Here's the thing. If you are reading this post via a Windows or OSX -based PC, then the two should look almost identical. If you are using Firefox on Android the same will apply. However, Chrome, Dolphin, and the Android browser itself, will all render this incorrectly. See the comparison below. The top is Firefox for Android, the bottom is Chrome on Android:



The problem is that the font I'm using is Palatino Linotype, which ships default with Windows and OSX (and somehow Firefox for Android??). Chrome doesn't have it though, and so pulls in the default Chrome serif font. It's thicker and so looks too big.
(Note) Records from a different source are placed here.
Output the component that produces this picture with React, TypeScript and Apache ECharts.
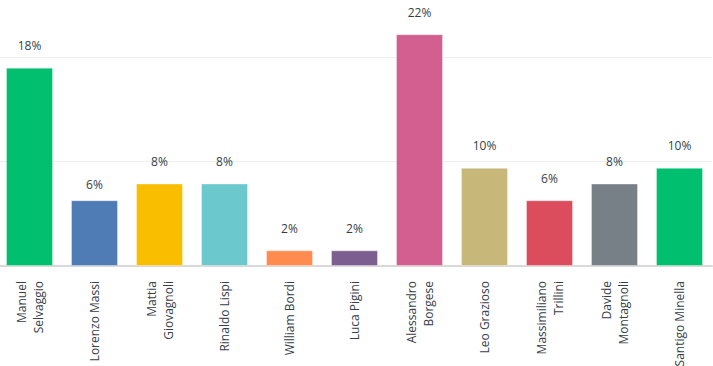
import React, { useEffect, useRef } from "react";
import * as echarts from "echarts";

const categories = [
  "Manuel\nSelvaggio",
  "Lorenzo Massi",
  "Mattia\nGiovagnoli",
  "Rinaldo Lispi",
  "William Bordi",
  "Luca Pigini",
  "Alessandro\nBorgese",
  "Leo Grazioso",
  "Massimiliano\nTrillini",
  "Davide\nMontagnoli",
  "Santigo Minella",
];
const values = [19.0, 6.3, 7.9, 7.9, 1.5, 1.5, 22.2, 9.4, 6.3, 7.9, 9.4];
const valueLabels = ["18%", "6%", "8%", "8%", "2%", "2%", "22%", "10%", "6%", "8%", "10%"];
const colors = [
  "#00BF6F",
  "#507CB6",
  "#F9BE00",
  "#6BC8CD",
  "#FF8B4F",
  "#7D5E90",
  "#D25F90",
  "#C7B879",
  "#DB4D5C",
  "#768086",
  "#00BF6F",
];

export default function App() {
  const ref = useRef<HTMLDivElement>(null);
  useEffect(() => {
    if (!ref.current) return;
    const chart = echarts.init(ref.current, null, { renderer: "svg" });
    chart.setOption({
      animation: false,
      grid: { left: 0, right: 1, top: 5, bottom: 100, containLabel: false, outerBoundsMode: "none" },
      xAxis: {
        type: "category",
        data: categories,
        axisLine: { show: true, lineStyle: { color: "#d9d9d9", width: 2 } },
        axisTick: { show: false },
        axisLabel: {
          rotate: 90,
          interval: 0,
          margin: 15,
          color: "#333e48",
          fontFamily: "Open Sans",
          fontSize: 12,
          lineHeight: 17,
        },
      },
      yAxis: {
        type: "value",
        min: 0,
        max: 25,
        interval: 10,
        axisLabel: { show: false },
        axisLine: { show: false },
        axisTick: { show: false },
        splitLine: { show: true, showMinLine: false, showMaxLine: false, lineStyle: { color: "#efefef", width: 1 } },
      },
      series: [
        {
          type: "bar",
          barWidth: 47,
          data: values.map((v, i) => ({
            value: v,
            itemStyle: { color: colors[i], borderColor: "rgba(255,255,255,0.35)", borderWidth: 1 },
            label: i === 1 ? { distance: 10 } : undefined,
          })),
          label: {
            show: true,
            position: "top",
            distance: 16,
            color: "#333e48",
            fontFamily: "Open Sans",
            fontSize: 12,
            formatter: (p: any) => valueLabels[p.dataIndex],
          },
        },
      ],
    });
    return () => chart.dispose();
  }, []);
  return <div ref={ref} style={{ width: 716, height: 366, position: "absolute", left: -3, top: 0 }} />;
}
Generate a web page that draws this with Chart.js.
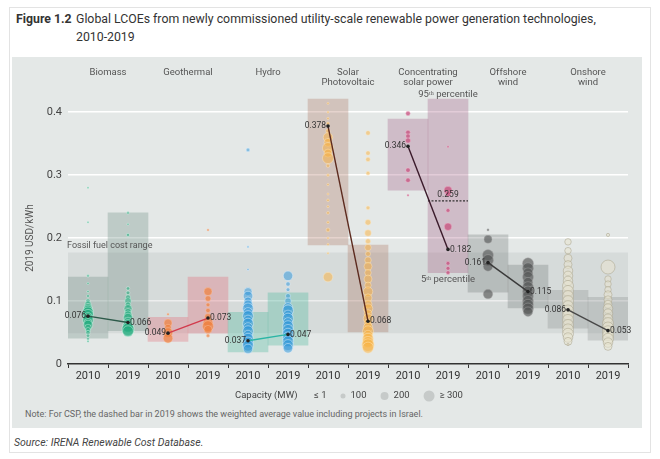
<!DOCTYPE html>
<html>
<head>
<meta charset="utf-8">
<script src="https://cdn.jsdelivr.net/npm/chart.js@4.4.0/dist/chart.umd.min.js"></script>
<style>
body{margin:0;background:#fff;font-family:Roboto,"Noto Sans",sans-serif;}
#card{position:absolute;left:9px;top:7px;width:642px;height:446px;border:1px solid #e3e3e3;box-sizing:border-box;}
#fig{position:absolute;left:16px;top:10px;font-size:12.3px;font-weight:bold;color:#333;line-height:18px;}
#title{position:absolute;left:76px;top:10px;font-size:12.3px;color:#333;line-height:18px;}
#panel{position:absolute;left:12px;top:57px;width:630px;height:371px;background:#e4e8e7;}
#note{position:absolute;left:13px;top:352px;font-size:9px;color:#666;}
#source{position:absolute;left:14px;top:436px;font-style:italic;font-size:10.5px;color:#444;}
</style>
</head>
<body>
<div id="card"></div>
<div id="fig">Figure 1.2</div>
<div id="title">Global LCOEs from newly commissioned utility-scale renewable power generation technologies,<br>2010-2019</div>
<div id="panel">
  <canvas id="mycanvas" width="630" height="350"></canvas>
  <div id="note">Note: For CSP, the dashed bar in 2019 shows the weighted average value including projects in Israel.</div>
</div>
<div id="source">Source: IRENA Renewable Cost Database.</div>
<script>
// categories
var yearLabels = ['2010','2019','2010','2019','2010','2019','2010','2019','2010','2019','2010','2019','2010','2019'];
var techNames = [['Biomass'], ['Geothermal'], ['Hydro'], ['Solar', 'Photovoltaic'], ['Concentrating', 'solar power'], ['Offshore', 'wind'], ['Onshore', 'wind']];
var yTicks = [0, 0.1, 0.2, 0.3, 0.4];
var yTickLabels = ['0', '0.1', '0.2', '0.3', '0.4'];

// weighted averages (USD/kWh)
var avg2010 = [0.076, 0.049, 0.037, 0.378, 0.346, 0.161, 0.086];
var avg2019 = [0.066, 0.073, 0.047, 0.068, 0.182, 0.115, 0.053];
var cspWithIsrael = 0.259;

// 5th - 95th percentile boxes, one per column
var boxLow  = [0.041, 0.053, 0.036, 0.049, 0.019, 0.030, 0.189, 0.051, 0.276, 0.145, 0.114, 0.089, 0.057, 0.038];
var boxHigh = [0.138, 0.240, 0.074, 0.138, 0.082, 0.113, 0.421, 0.189, 0.389, 0.421, 0.205, 0.157, 0.117, 0.106];

// fossil fuel cost range
var fossilLow = 0.049;
var fossilHigh = 0.177;

// projects: [LCOE, capacity MW]
var biomass2010 = [[0.28,1],[0.225,1],[0.14,20],[0.128,5],[0.115,10],[0.108,30],[0.1,80],[0.095,150],[0.09,200],[0.086,250],[0.082,300],[0.078,300],[0.074,250],[0.07,300],[0.066,200],[0.062,250],[0.058,150],[0.054,100],[0.05,80],[0.045,50],[0.04,30],[0.036,10]];
var biomass2019 = [[0.24,20],[0.222,5],[0.205,40],[0.12,50],[0.113,60],[0.106,100],[0.1,150],[0.094,120],[0.088,200],[0.083,150],[0.078,200],[0.073,250],[0.068,200],[0.063,250],[0.059,300],[0.055,350],[0.052,300]];
var geo2010 = [[0.079,5],[0.065,200],[0.058,150],[0.05,250],[0.041,250]];
var geo2019 = [[0.213,1],[0.115,200],[0.104,120],[0.094,60],[0.085,80],[0.075,150],[0.066,250],[0.06,300],[0.055,200],[0.045,40]];
var hydro2010 = [[0.34,60],[0.186,3],[0.15,3],[0.115,200],[0.108,250],[0.1,200],[0.094,250],[0.088,300],[0.082,250],[0.076,300],[0.07,250],[0.064,300],[0.058,250],[0.052,300],[0.046,250],[0.04,300],[0.034,300],[0.029,300],[0.024,250]];
var hydro2019 = [[0.14,250],[0.127,80],[0.118,60],[0.108,100],[0.1,150],[0.09,250],[0.085,300],[0.078,250],[0.072,300],[0.066,250],[0.06,300],[0.054,300],[0.048,300],[0.042,300],[0.036,300],[0.03,300],[0.025,250]];
var pv2010 = [[0.414,3],[0.4,5],[0.39,10],[0.382,30],[0.37,80],[0.36,250],[0.352,200],[0.343,300],[0.335,200],[0.327,300],[0.315,50],[0.3,20],[0.285,10],[0.27,5],[0.26,20],[0.25,10],[0.24,30],[0.225,20],[0.213,60],[0.2,10],[0.19,5],[0.176,3],[0.138,250]];
var pv2019 = [[0.367,80],[0.335,80],[0.325,80],[0.303,60],[0.248,60],[0.225,120],[0.208,150],[0.195,100],[0.185,150],[0.175,100],[0.165,150],[0.155,200],[0.145,150],[0.135,200],[0.125,150],[0.115,250],[0.105,200],[0.095,200],[0.088,250],[0.08,200],[0.072,250],[0.065,200],[0.058,250],[0.052,300],[0.046,250],[0.04,300],[0.035,300],[0.03,350],[0.026,300]];
var csp2010 = [[0.398,80],[0.368,80],[0.362,80],[0.355,100],[0.308,80],[0.292,80],[0.268,1]];
var csp2019 = [[0.345,1],[0.276,200],[0.27,100],[0.244,60],[0.218,180],[0.16,60],[0.152,60],[0.145,60]];
var off2010 = [[0.213,3],[0.198,200],[0.173,300],[0.165,300],[0.155,250],[0.111,250]];
var off2019 = [[0.16,300],[0.152,300],[0.145,250],[0.138,300],[0.13,250],[0.122,300],[0.115,300],[0.108,300],[0.1,300],[0.094,300],[0.088,300],[0.083,250]];
var on2010 = [[0.194,150],[0.18,150],[0.168,200],[0.158,200],[0.148,250],[0.14,250],[0.132,250],[0.124,300],[0.116,300],[0.108,300],[0.1,300],[0.092,300],[0.085,300],[0.078,300],[0.07,300],[0.062,300],[0.055,300],[0.048,300],[0.042,250],[0.036,200],[0.031,3]];
var on2019 = [[0.205,40],[0.154,400],[0.135,150],[0.127,150],[0.118,150],[0.11,200],[0.102,200],[0.095,200],[0.088,250],[0.08,250],[0.072,250],[0.065,300],[0.058,300],[0.052,300],[0.046,300],[0.04,300],[0.034,250],[0.028,200]];

var legendCaps = [1, 100, 200, 300];
var legendText = ['\u2264 1', '100', '200', '\u2265 300'];

var projects = [[biomass2010, biomass2019], [geo2010, geo2019], [hydro2010, hydro2019], [pv2010, pv2019], [csp2010, csp2019], [off2010, off2019], [on2010, on2019]];

// styles
var bubbleFill = ['rgba(30,172,124,0.55)','rgba(240,128,60,0.7)','rgba(40,148,218,0.5)','rgba(250,176,60,0.5)','rgba(198,70,120,0.7)','rgba(80,82,82,0.62)','rgba(232,228,208,0.55)'];
var bubbleEdge = ['rgba(225,250,240,0.6)','rgba(250,200,170,0.6)','rgba(225,240,255,0.7)','rgba(255,235,200,0.6)','rgba(240,190,210,0.6)','rgba(170,172,172,0.6)','rgba(165,160,135,0.7)'];
var boxFill = ['rgba(120,150,140,0.35)','rgba(225,115,125,0.35)','rgba(60,180,150,0.3)','rgba(170,110,90,0.3)','rgba(165,95,135,0.32)','rgba(110,115,115,0.3)','rgba(120,125,125,0.25)'];
var lineColors = ['#2d5a4a','#d23a4c','#2bb5a5','#5c2a1e','#3a1a2a','#3a3a3a','#484848'];

function radiusFor(cap) {
	return 1 + 1.5 * Math.min(cap, 400) / 100;
}

var datasets = [];

// fossil band (two lines filled between)
datasets.push({type:'line', data:[{x:-0.5,y:fossilHigh},{x:13.5,y:fossilHigh}], borderWidth:0, pointRadius:0, fill:false, order:20});
datasets.push({type:'line', data:[{x:-0.5,y:fossilLow},{x:13.5,y:fossilLow}], borderWidth:0, pointRadius:0, fill:'-1', backgroundColor:'rgba(150,155,155,0.17)', order:19});

// percentile boxes
var boxData = [], boxColors = [];
for (var i = 0; i < boxLow.length; i++) {
	boxData.push({x:i, y:[boxLow[i], boxHigh[i]]});
	boxColors.push(boxFill[Math.floor(i / 2)]);
}
datasets.push({type:'bar', data:boxData, backgroundColor:boxColors, barPercentage:1, categoryPercentage:1, order:10});

// project bubbles
for (var t = 0; t < projects.length; t++) {
	var pts = [];
	for (var yr = 0; yr < 2; yr++) {
		var list = projects[t][yr];
		for (var j = 0; j < list.length; j++) {
			pts.push({x:t * 2 + yr, y:list[j][0], r:radiusFor(list[j][1])});
		}
	}
	datasets.push({type:'bubble', data:pts, backgroundColor:bubbleFill[t], borderColor:bubbleEdge[t], borderWidth:0.7, order:5});
}

// weighted average lines
for (var k = 0; k < avg2010.length; k++) {
	datasets.push({type:'line', data:[{x:k*2, y:avg2010[k]}, {x:k*2+1, y:avg2019[k]}], borderColor:lineColors[k], borderWidth:1.4,
		pointRadius:1.8, pointBackgroundColor:'#222', pointBorderWidth:0, fill:false, order:1});
}

// CSP including Israel (dashed)
datasets.push({type:'line', data:[{x:8.5, y:cspWithIsrael}, {x:9.5, y:cspWithIsrael}], borderColor:'#333', borderWidth:1.2,
	borderDash:[2,1.5], pointRadius:0, fill:false, order:2});

var textPlugin = {
	id: 'texts',
	afterDraw: function(chart) {
		var ctx = chart.ctx, xs = chart.scales.x, ys = chart.scales.y;
		ctx.save();
		ctx.fillStyle = '#555';
		ctx.font = '9.5px Roboto';
		ctx.textAlign = 'center';
		ctx.textBaseline = 'middle';
		for (var t = 0; t < techNames.length; t++) {
			for (var l = 0; l < techNames[t].length; l++) {
				ctx.fillText(techNames[t][l], xs.getPixelForValue(t * 2 + 0.5), 16 + l * 10);
			}
		}
		ctx.fillText('95\u1D57\u02B0 percentile', xs.getPixelForValue(9), 38);
		ctx.fillText('5\u1D57\u02B0 percentile', xs.getPixelForValue(9), ys.getPixelForValue(boxLow[9]) + 7);
		ctx.textAlign = 'left';
		ctx.font = '9px Roboto';
		ctx.fillText('Fossil fuel cost range', chart.chartArea.left - 1, ys.getPixelForValue(fossilHigh) - 7);

		// average labels
		ctx.fillStyle = '#333';
		ctx.font = '8.5px Roboto';
		for (var k = 0; k < avg2010.length; k++) {
			ctx.textAlign = 'right';
			ctx.fillText(avg2010[k].toFixed(3), xs.getPixelForValue(k * 2) - 2, ys.getPixelForValue(avg2010[k]));
			ctx.textAlign = 'left';
			ctx.fillText(avg2019[k].toFixed(3), xs.getPixelForValue(k * 2 + 1) + 2, ys.getPixelForValue(avg2019[k]));
		}
		ctx.textAlign = 'center';
		ctx.fillText(cspWithIsrael.toFixed(3), xs.getPixelForValue(9), ys.getPixelForValue(cspWithIsrael) - 6);

		// y title
		ctx.save();
		ctx.translate(18, ys.getPixelForValue(0.2));
		ctx.rotate(-Math.PI / 2);
		ctx.fillStyle = '#555';
		ctx.font = '10px Roboto';
		ctx.fillText('2019 USD/kWh', 0, 0);
		ctx.restore();

		// capacity legend
		var ly = 339;
		ctx.fillStyle = '#444';
		ctx.font = '9.5px Roboto';
		ctx.textAlign = 'left';
		ctx.fillText('Capacity (MW)', 223, ly);
		var lx = 302;
		for (var c = 0; c < legendCaps.length; c++) {
			if (c > 0) {
				var r = radiusFor(legendCaps[c]);
				lx += r;
				ctx.beginPath();
				ctx.arc(lx, ly, r, 0, Math.PI * 2);
				ctx.fillStyle = '#c6cac9';
				ctx.fill();
				lx += r + 5;
			}
			ctx.fillStyle = '#444';
			ctx.fillText(legendText[c], lx, ly);
			lx += ctx.measureText(legendText[c]).width + 14;
		}
		ctx.restore();
	}
};

Chart.defaults.font.family = 'Roboto, sans-serif';

var ctx = document.getElementById('mycanvas');
var lcoeChart = new Chart(ctx, {
	type: 'bubble',
	data: {datasets: datasets},
	options: {
		responsive: false,
		animation: false,
		layout: {padding: {top: 30, right: 14, left: 0, bottom: 0}},
		plugins: {legend: {display: false}, tooltip: {enabled: false}},
		scales: {
			x: {
				type: 'linear', min: -0.5, max: 13.5, offset: false,
				afterBuildTicks: function(s) { s.ticks = yearLabels.map(function(_, i) { return {value: i}; }); },
				afterFit: function(s) { s.height = 43; },
				ticks: {callback: function(v, i) { return yearLabels[i]; }, color: '#333', font: {size: 11}, padding: 2, autoSkip: false, maxRotation: 0},
				grid: {offset: true, drawOnChartArea: false, drawTicks: true, tickLength: 4, color: '#333', lineWidth: 1},
				border: {display: true, color: '#333', width: 1.5}
			},
			y: {
				min: 0, max: 0.44,
				afterBuildTicks: function(s) { s.ticks = yTicks.map(function(v) { return {value: v}; }); },
				afterFit: function(s) { s.width = 56; },
				ticks: {callback: function(v, i) { return yTickLabels[i]; }, color: '#444', font: {size: 11}, padding: 6},
				grid: {color: function(c) { return c.tick && c.tick.value === 0 ? 'rgba(0,0,0,0)' : '#ffffff'; }, lineWidth: 1.5, drawTicks: false},
				border: {display: false}
			}
		}
	},
	plugins: [textPlugin]
});
</script>
</body>
</html>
All of which leads me to a fundamental problem of SVG, which is that it's not prerendered, and because of that it relies on the browser having all rendering resources. If you notice in the comparison, there's another problem. The first letter of each word isn't a large size in Chrome. This is because Chrome doesn't support the CSS rule "first-letter" for SVG text elements. As I take SVG into more complex situations, I'm becoming less sure it is really read for primetime. Which is sad, because when I compare the SVG and PNG versions of this logo on my phone, the clarity difference is striking. I just have to find workarounds to all the things that Chrome is screwing up.

In regards to the font-face, I just need to embed the font or have the SVG pull from a hosted source. If one is using a commercial font, however, one runs into issues. Palatino Linoype costs 150 bucks, so for this particular logo I'm out of luck (unless someone knows a free alternative that looks close enough that most people won't tell the difference??). It can be mitigated by using open-source fonts. As to the first-letter issue, the alternative is to split the text elements into more text elements and apply the large size via classes.

EDIT:


I've started a StackOverflow question about workarounds to the first-letter issue. Hopefully someone will have a clever idea.